Limited availability
MiCA prohibits anonymous-transfer assets, and the foreign-licensed exchanges that serve Polish customers (via EU passporting) have all removed Monero. Holding Monero is legal in Poland, but buying it requires off-exchange routes: atomic swaps, decentralized exchanges, or peer-to-peer marketplaces.
What to know
Common questions
Is it legal to hold Monero in Poland?
Yes. Personal ownership is fully legal. The restriction is on what MiCA-compliant exchanges can offer, regardless of national licensing status.
How does a Polish resident buy Monero?
Buy Bitcoin on an EU-passported MiCA-licensed exchange (foreign-licensed firms serving Poland), withdraw to a self-custody wallet, then atomic-swap to Monero. Peer-to-peer venues and decentralized exchanges are alternatives.
Does the Polish veto situation affect Monero access?

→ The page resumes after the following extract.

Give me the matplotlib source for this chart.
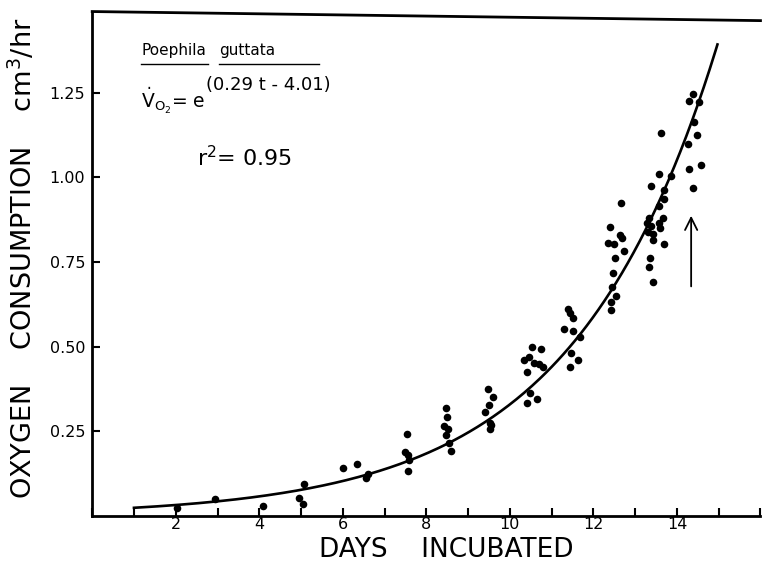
# Consumo de oxigeno de embriones de Poephila guttata segun dias de incubacion.
import numpy as np
import matplotlib.pyplot as plt
from matplotlib.ticker import MultipleLocator

dias = [2.04, 2.95, 4.08, 4.96, 5.04, 5.06, 6.00, 6.35, 6.55, 6.60,
        7.53, 7.48, 7.55, 7.58, 7.55, 8.47, 8.49, 8.42, 8.51, 8.47,
        8.54, 8.58, 9.47, 9.59, 9.50, 9.40, 9.52, 9.54, 9.52, 10.53,
        10.74, 10.34, 10.46, 10.58, 10.70, 10.80, 10.41, 10.48, 10.65, 10.41,
        11.39, 11.44, 11.51, 11.30, 11.51, 11.68, 11.46, 11.63, 11.44, 12.40,
        12.64, 12.69, 12.35, 12.50, 12.73, 12.52, 12.47, 12.45, 12.54, 12.42,
        12.42, 12.66, 13.62, 13.57, 13.86, 13.38, 13.69, 13.69, 13.57, 13.33,
        13.29, 13.38, 13.67, 13.57, 13.60, 13.31, 13.43, 13.43, 13.69, 13.36,
        13.33, 13.43, 14.39, 14.29, 14.53, 14.41, 14.48, 14.27, 14.29, 14.58,
        14.39]
vo2 = [0.024, 0.050, 0.029, 0.053, 0.035, 0.094, 0.141, 0.153, 0.112, 0.124,
       0.241, 0.188, 0.179, 0.165, 0.132, 0.318, 0.291, 0.265, 0.256, 0.238,
       0.215, 0.191, 0.374, 0.350, 0.329, 0.306, 0.276, 0.268, 0.256, 0.500,
       0.494, 0.462, 0.471, 0.453, 0.450, 0.441, 0.426, 0.362, 0.347, 0.335,
       0.612, 0.600, 0.585, 0.553, 0.547, 0.529, 0.482, 0.462, 0.441, 0.853,
       0.829, 0.821, 0.806, 0.803, 0.782, 0.762, 0.718, 0.676, 0.650, 0.632,
       0.609, 0.924, 1.132, 1.009, 1.003, 0.974, 0.962, 0.935, 0.915, 0.879,
       0.865, 0.856, 0.879, 0.865, 0.850, 0.838, 0.832, 0.815, 0.803, 0.762,
       0.735, 0.691, 1.247, 1.226, 1.224, 1.165, 1.124, 1.100, 1.026, 1.038,
       0.968]

# Ajuste exponencial indicado en la figura: VO2 = e^(b*t + a)
pendiente = 0.29
intercepto = -4.01
t_inicio, t_fin = 1.0, 14.97

# Flecha que marca la eclosion
flecha_x = 14.34
flecha_y = [0.67, 0.895]

xticks = [2, 4, 6, 8, 10, 12, 14]
yticks = [0.25, 0.50, 0.75, 1.00, 1.25]

plt.rcParams['font.family'] = ['DejaVu Sans']
plt.rcParams['mathtext.default'] = 'regular'

fig = plt.figure(figsize=(7.62, 5.63), dpi=100)
ax = fig.add_axes([0.121, 0.0835, 0.877, 0.896])

t = np.linspace(t_inicio, t_fin, 300)
ax.plot(t, np.exp(pendiente * t + intercepto), color='black', linewidth=1.9,
        clip_on=False)
ax.scatter(dias, vo2, s=30, color='black', zorder=3, linewidths=0)

ax.annotate('', xy=(flecha_x, flecha_y[1]), xytext=(flecha_x, flecha_y[0]),
            arrowprops=dict(arrowstyle='->', color='black', lw=1.3,
                            mutation_scale=22))

ax.set_xlim(0, 16)
ax.set_ylim(0, 1.49)
ax.set_xticks(xticks)
ax.set_xticklabels([str(v) for v in xticks])
ax.xaxis.set_minor_locator(MultipleLocator(1))
ax.set_yticks(yticks)
ax.set_yticklabels([f'{v:.2f}' for v in yticks])

ax.tick_params(axis='both', which='both', direction='in', width=1.5,
               length=6, labelsize=11.5)
ax.tick_params(axis='x', pad=1)
ax.tick_params(axis='y', pad=5)

for lado in ('left', 'bottom'):
    ax.spines[lado].set_linewidth(2)
ax.spines['right'].set_visible(False)
ax.spines['top'].set_visible(False)
# borde superior ligeramente inclinado, como en el original
ax.plot([0, 1], [1.0, 0.982], transform=ax.transAxes, color='black',
        lw=2, clip_on=False)

# Textos dentro del grafico
ax.text(1.18, 1.375, 'Poephila', fontsize=11, ha='left', va='center')
ax.text(3.03, 1.375, 'guttata', fontsize=11, ha='left', va='center')
ax.plot([1.18, 2.78], [1.334, 1.334], color='black', lw=1)
ax.plot([3.03, 5.42], [1.334, 1.334], color='black', lw=1)
ax.text(1.18, 1.225, r'$\dot{V}_{O_2}$= e', fontsize=13.5, ha='left',
        va='center')
ax.text(2.73, 1.272, '(0.29 t - 4.01)', fontsize=13, ha='left', va='center')
ax.text(2.5, 1.06, r'r$^2$= 0.95', fontsize=16, ha='left', va='center')

fig.text(446 / 762, 1 - 550 / 563, 'DAYS    INCUBATED', fontsize=19,
         ha='center', va='center')
fig.text(23 / 762, 1 - 258 / 563, 'OXYGEN    CONSUMPTION    cm$^3$/hr',
         fontsize=19.5, rotation=90, ha='center', va='center')

fig.savefig('out.png', dpi=100)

Not directly. Monero would not be available on a MiCA-compliant exchange regardless of whether Poland has a national licensing law. The veto situation affects the supply of Polish-supervised platforms generally, which makes the Bitcoin on-ramp slightly harder.
Do I pay tax on Monero gains?
Yes. The 19% flat rate applies to all crypto gains under Poland's dedicated capital income category. Losses within the same year can offset gains.
Why is Monero not available on any MiCA-compliant exchange?
MiCA prohibits anonymous-transfer assets on licensed platforms. Monero's design is incompatible with MiCA's counterparty-information requirements.
Legal & regulatory detail
MiCA applies directly but no national implementing law as of April 2026. Two presidential vetoes (December 2025, February 12, 2026) have blocked the Crypto-Asset Market Act. KNF not formally designated as competent authority. EU CASP authorization deadline July 1, 2026 still applies.